Charles and Catherine returned to London from Scotland in mid-July, then went to Broadstairs in Kent for the rest of the summer. Dickens had begun to think of traveling to the United States, no doubt encouraged by a letter from Washington Irving, who promised, in the wake of the success of
The Old Curiosity Shop,
that a Dickens tour of America would be an unprecedented triumph—and certainly for Dickens this meant not only fame, but money. In addition, the themes of
Barnaby Rudge,
which takes place during the American Revolutionary era, had inflamed his desire to see the land of newness for himself. Notes and memoirs by European travelers to America abounded in the 1830s and 1840s—it was practically a cottage industry, and surely Dickens knew that he had something original to contribute. He broached the topic to his friend Forster in mid-September and had already made up his mind a week later.
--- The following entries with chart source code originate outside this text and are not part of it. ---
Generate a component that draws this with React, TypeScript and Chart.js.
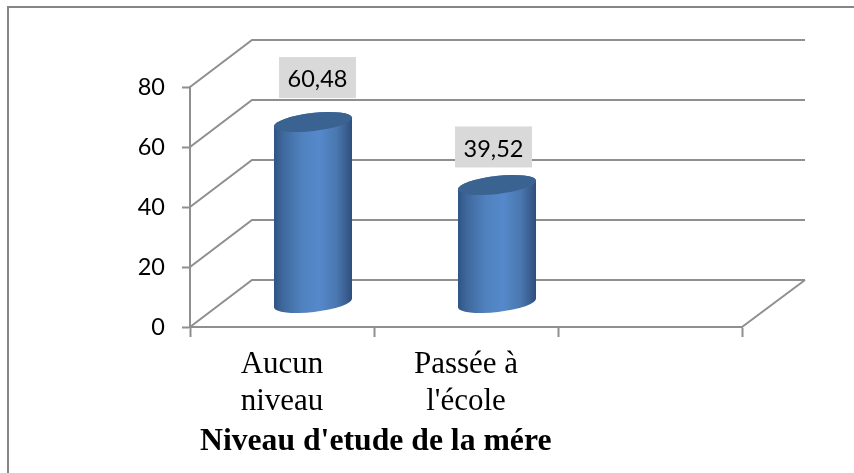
import React, { useEffect, useRef } from "react";
import { Chart, registerables } from "chart.js";

Chart.register(...registerables);

const categories: (string | string[])[] = [["Aucun", "niveau"], ["Passée à", "l'école"], ""];
const seriesName = "Niveau d'etude de la mére";
const values: (number | null)[] = [60.48, 39.52, null];
const yTicks = [0, 20, 40, 60, 80];
const xAxisTitle = "Niveau d'etude de la mére";

const GRID = "#8f8f8f";
const DEPTH_X = 62;
const DEPTH_Y = -47;
const LABEL_SHIFT = [[4.5, -44.5], [-3.5, -38]];

const fmt = (v: number) => v.toFixed(2).replace(".", ",");

const scene = {
  id: "scene",
  beforeDraw(chart: any) {
    const { ctx, width, height } = chart;
    ctx.save();
    ctx.fillStyle = "#ffffff";
    ctx.fillRect(0, 0, width, height);
    ctx.strokeStyle = "#868686";
    ctx.lineWidth = 2;
    ctx.beginPath();
    ctx.moveTo(8, height);
    ctx.lineTo(8, 7);
    ctx.lineTo(width, 7);
    ctx.stroke();
    ctx.restore();
  },
  beforeDatasetsDraw(chart: any) {
    const { ctx, chartArea, scales } = chart;
    const { left, right, bottom } = chartArea;
    ctx.save();
    ctx.strokeStyle = GRID;
    ctx.lineWidth = 2;
    for (const t of yTicks) {
      const y = scales.y.getPixelForValue(t);
      ctx.beginPath();
      ctx.moveTo(left, y);
      ctx.lineTo(left + DEPTH_X, y + DEPTH_Y);
      ctx.lineTo(right + DEPTH_X + 1, y + DEPTH_Y);
      ctx.stroke();
    }
    ctx.beginPath();
    ctx.moveTo(right, bottom);
    ctx.lineTo(right + DEPTH_X + 1, bottom + DEPTH_Y);
    ctx.stroke();
    ctx.restore();
  },
  // The library's flat bar is replaced by a cylinder built on the bar element's geometry.
  beforeDatasetDraw() {
    return false;
  },
  afterDatasetsDraw(chart: any) {
    const { ctx } = chart;
    const rot = -6.6 * (Math.PI / 180);
    const b = 9;
    const meta = chart.getDatasetMeta(0);
    const drawn: any[] = [];
    meta.data.forEach((el: any, i: number) => {
      if (values[i] == null) return;
      const cx = el.x + DEPTH_X / 2;
      const topY = el.y + DEPTH_Y / 2;
      const baseY = el.base + DEPTH_Y / 2;
      const a = el.width / 2 / Math.cos(rot);
      const x0 = cx - el.width / 2;
      const x1 = cx + el.width / 2;
      const grad = ctx.createLinearGradient(x0, 0, x1, 0);
      grad.addColorStop(0, "#2f5485");
      grad.addColorStop(0.12, "#3f699d");
      grad.addColorStop(0.35, "#4f81bd");
      grad.addColorStop(0.58, "#5589cb");
      grad.addColorStop(0.8, "#4a78b0");
      grad.addColorStop(0.93, "#3a5e90");
      grad.addColorStop(1, "#2e4f7c");
      ctx.save();
      ctx.fillStyle = grad;
      ctx.beginPath();
      ctx.ellipse(cx, baseY, a, b, rot, 0, Math.PI);
      ctx.ellipse(cx, topY, a, b, rot, Math.PI, 0);
      ctx.closePath();
      ctx.fill();
      ctx.fillStyle = "#3b6392";
      ctx.beginPath();
      ctx.ellipse(cx, topY, a, b, rot, 0, Math.PI * 2);
      ctx.fill();
      ctx.restore();
      drawn.push({ cx, topY, i });
    });
    ctx.save();
    ctx.font = "23.5px Lato";
    ctx.textAlign = "center";
    ctx.textBaseline = "middle";
    for (const d of drawn) {
      const x = d.cx + LABEL_SHIFT[d.i][0];
      const y = d.topY + LABEL_SHIFT[d.i][1];
      ctx.fillStyle = "#d9d9d9";
      ctx.fillRect(x - 38.5, y - 20.5, 77, 41);
      ctx.fillStyle = "#000000";
      ctx.fillText(fmt(values[d.i] as number), x, y + 2);
    }
    ctx.font = "bold 31.7px 'Liberation Serif'";
    ctx.textAlign = "left";
    ctx.textBaseline = "alphabetic";
    ctx.fillText(xAxisTitle, 200, 450);
    ctx.restore();
  },
};

export default function App() {
  const ref = useRef<HTMLCanvasElement>(null);
  useEffect(() => {
    const chart = new Chart(ref.current as HTMLCanvasElement, {
      type: "bar",
      data: {
        labels: categories as any,
        datasets: [
          {
            label: seriesName,
            data: values,
            backgroundColor: "#4f81bd",
            barPercentage: 0.424,
            categoryPercentage: 1,
          },
        ],
      },
      options: {
        responsive: false,
        animation: false,
        layout: { padding: { left: 0, right: 112, top: 87, bottom: 0 } },
        plugins: { legend: { display: false }, tooltip: { enabled: false } },
        scales: {
          x: {
            afterFit(s: any) {
              s.height = 146;
            },
            border: { color: GRID, width: 2 },
            grid: { drawOnChartArea: false, tickColor: GRID, tickLength: 10, tickWidth: 2 },
            ticks: {
              color: "#000000",
              font: { family: "'Liberation Serif'", size: 31, lineHeight: 1.18 },
              padding: 10,
              maxRotation: 0,
              autoSkip: false,
            },
          },
          y: {
            min: 0,
            max: 80,
            afterFit(s: any) {
              s.width = 190;
            },
            afterBuildTicks(s: any) {
              s.ticks = yTicks.map((v) => ({ value: v }));
            },
            border: { color: GRID, width: 2 },
            grid: { drawOnChartArea: false, tickColor: GRID, tickLength: 8, tickWidth: 2 },
            ticks: {
              color: "#000000",
              font: { family: "Lato", size: 23.5 },
              padding: 17,
            },
          },
        },
      },
      plugins: [scene],
    } as any);
    return () => chart.destroy();
  }, []);
  return (
    <div style={{ position: "fixed", left: 0, top: 0, width: 854, height: 473, background: "#fff" }}>
      <canvas ref={ref} width={854} height={473} style={{ display: "block" }} />
    </div>
  );
}
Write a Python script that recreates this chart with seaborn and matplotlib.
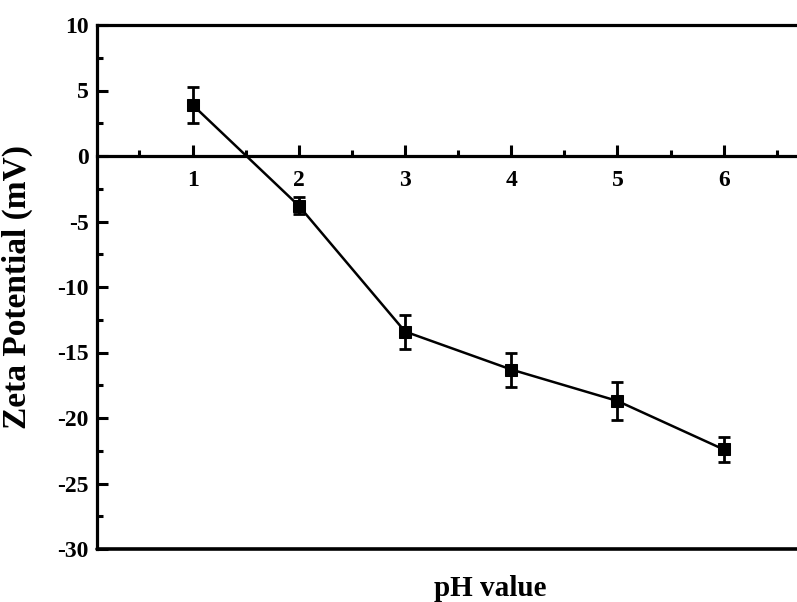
import matplotlib
matplotlib.use("Agg")
import matplotlib.pyplot as plt
import seaborn as sns
import numpy as np
import pandas as pd
from matplotlib.ticker import MultipleLocator

# data
ph = [1, 2, 3, 4, 5, 6]
zeta = [3.9, -3.8, -13.4, -16.3, -18.7, -22.4]
zeta_err = [1.4, 0.65, 1.3, 1.3, 1.45, 0.95]
x_ticks = [1, 2, 3, 4, 5, 6]
y_ticks = [-30, -25, -20, -15, -10, -5, 0, 5, 10]

sns.set_style("ticks")
plt.rcParams['font.family'] = ['Liberation Serif', 'DejaVu Serif']
plt.rcParams['font.weight'] = 'bold'
plt.rcParams['text.color'] = 'black'
plt.rcParams['axes.labelcolor'] = 'black'
plt.rcParams['xtick.color'] = 'black'
plt.rcParams['ytick.color'] = 'black'

df = pd.DataFrame({"pH": ph, "zeta": zeta, "err": zeta_err})

fig = plt.figure(figsize=(7.97, 6.02), dpi=100)
ax = fig.add_axes([97/797, 1-549/602, (797-97)/797, (549-25)/602])

ax.errorbar(df["pH"], df["zeta"], yerr=df["err"], fmt='none', ecolor='black',
            elinewidth=2.0, capsize=4.5, capthick=2.0, zorder=3)
sns.lineplot(data=df, x="pH", y="zeta", ax=ax, color='black', linewidth=1.8,
             marker='s', markersize=8, markeredgecolor='black', markerfacecolor='black',
             zorder=4)

ax.set_xlim(0.1, 6.69)
ax.set_ylim(-30, 10)

ax.spines['bottom'].set_position(('data', 0))
ax.spines['right'].set_visible(False)
for s in ['bottom', 'left', 'top']:
    ax.spines[s].set_linewidth(2.3)
    ax.spines[s].set_color('black')
ax.axhline(-30, color='black', linewidth=2.6, clip_on=False, zorder=5)

ax.set_xticks(x_ticks)
ax.set_xticklabels([str(t) for t in x_ticks])
ax.xaxis.set_minor_locator(MultipleLocator(0.5))
ax.set_yticks(y_ticks)
ax.set_yticklabels([str(t) for t in y_ticks])
ax.yaxis.set_minor_locator(MultipleLocator(2.5))

ax.tick_params(axis='x', which='major', direction='in', length=8, width=2.2,
               labelsize=17, pad=10, top=False)
ax.tick_params(axis='x', which='minor', direction='in', length=4.5, width=2.2, top=False)
ax.tick_params(axis='y', which='major', direction='in', length=8, width=2.2,
               labelsize=17, pad=6, right=False)
ax.tick_params(axis='y', which='minor', direction='in', length=4.5, width=2.2, right=False)
for lab in ax.get_xticklabels() + ax.get_yticklabels():
    lab.set_fontweight('bold')

ax.set_xlabel("")
ax.set_ylabel("Zeta Potential (mV)", fontsize=24, fontweight='bold')
ax.yaxis.set_label_coords(-(97-33)/700, 0.5)
fig.text(490/797, 1-588/602, "pH value", fontsize=21, fontweight='bold',
         ha='center', va='center')

fig.savefig("out.png", dpi=100)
Unfortunately, Catherine, mother of four, including a seven-month-old baby, did not want to go. Ackroyd notes that she wept every time he mentioned his plans, but as usual, he was not to be denied, and
within weeks plans for the journey, to be made by steamship (and the first steamship had crossed the Atlantic only four years before), were in full swing. Of course, it was to be a lengthy journey, almost six months, and the children were to be left behind in the care of Dickens's brother Fred. Dickens was undaunted, as well, by an operation he elected to undergo in the autumn—the repair of a fistula in his rectal wall, without anesthetic, so painful in the retelling, according to his friend Macready, that Macready could hardly force himself to sit still to listen to Dickens's recounting it. Nevertheless, Dickens completed the last installments of
Barnaby Rudge
while recuperating.

On January 2, Charles and Catherine boarded the
Britannia
and set sail for America. The journey was not quite as it had been advertised—the couple's stateroom was so tiny that he likened stowing their trunks to forcing a giraffe into a flowerpot. But he took his usual lively interest in everything there was to see, writing later in
American Notes
that “one party of men were ‘taking in the milk,' or, in other words, getting the cow on board; and another were filling the ice-houses to the very throat with fresh provisions; with butcher's meat and garden stuff, pale sucking pigs, calves' heads in scores, beef, veal, and pork, and poultry out of all proportion. . . .” The captain later arrived in a small boat, and he was just what Dickens hoped for, “a well-made, tight-built, dapper little fellow; with a ruddy face, which is a letter of invitation to shake him by both hands at once, and a clear blue, honest eye that it does one good to see one's sparkling image in.” What boded well did not go well—the eighteen-day journey was an arduous labor of heavy seas, dazed seasickness, cold, and fear. Even
so, even though both Charles and Catherine were nearly overcome by anxiety, Dickens, as always, was able to enjoy certain things and to evoke them for his readers—after days at sea, he writes, “the captain (who never goes to bed and is never out of humor) turns up his coat collar for the deck again; shakes hands all around; and goes laughing out into the weather as merrily as to a birthday party.”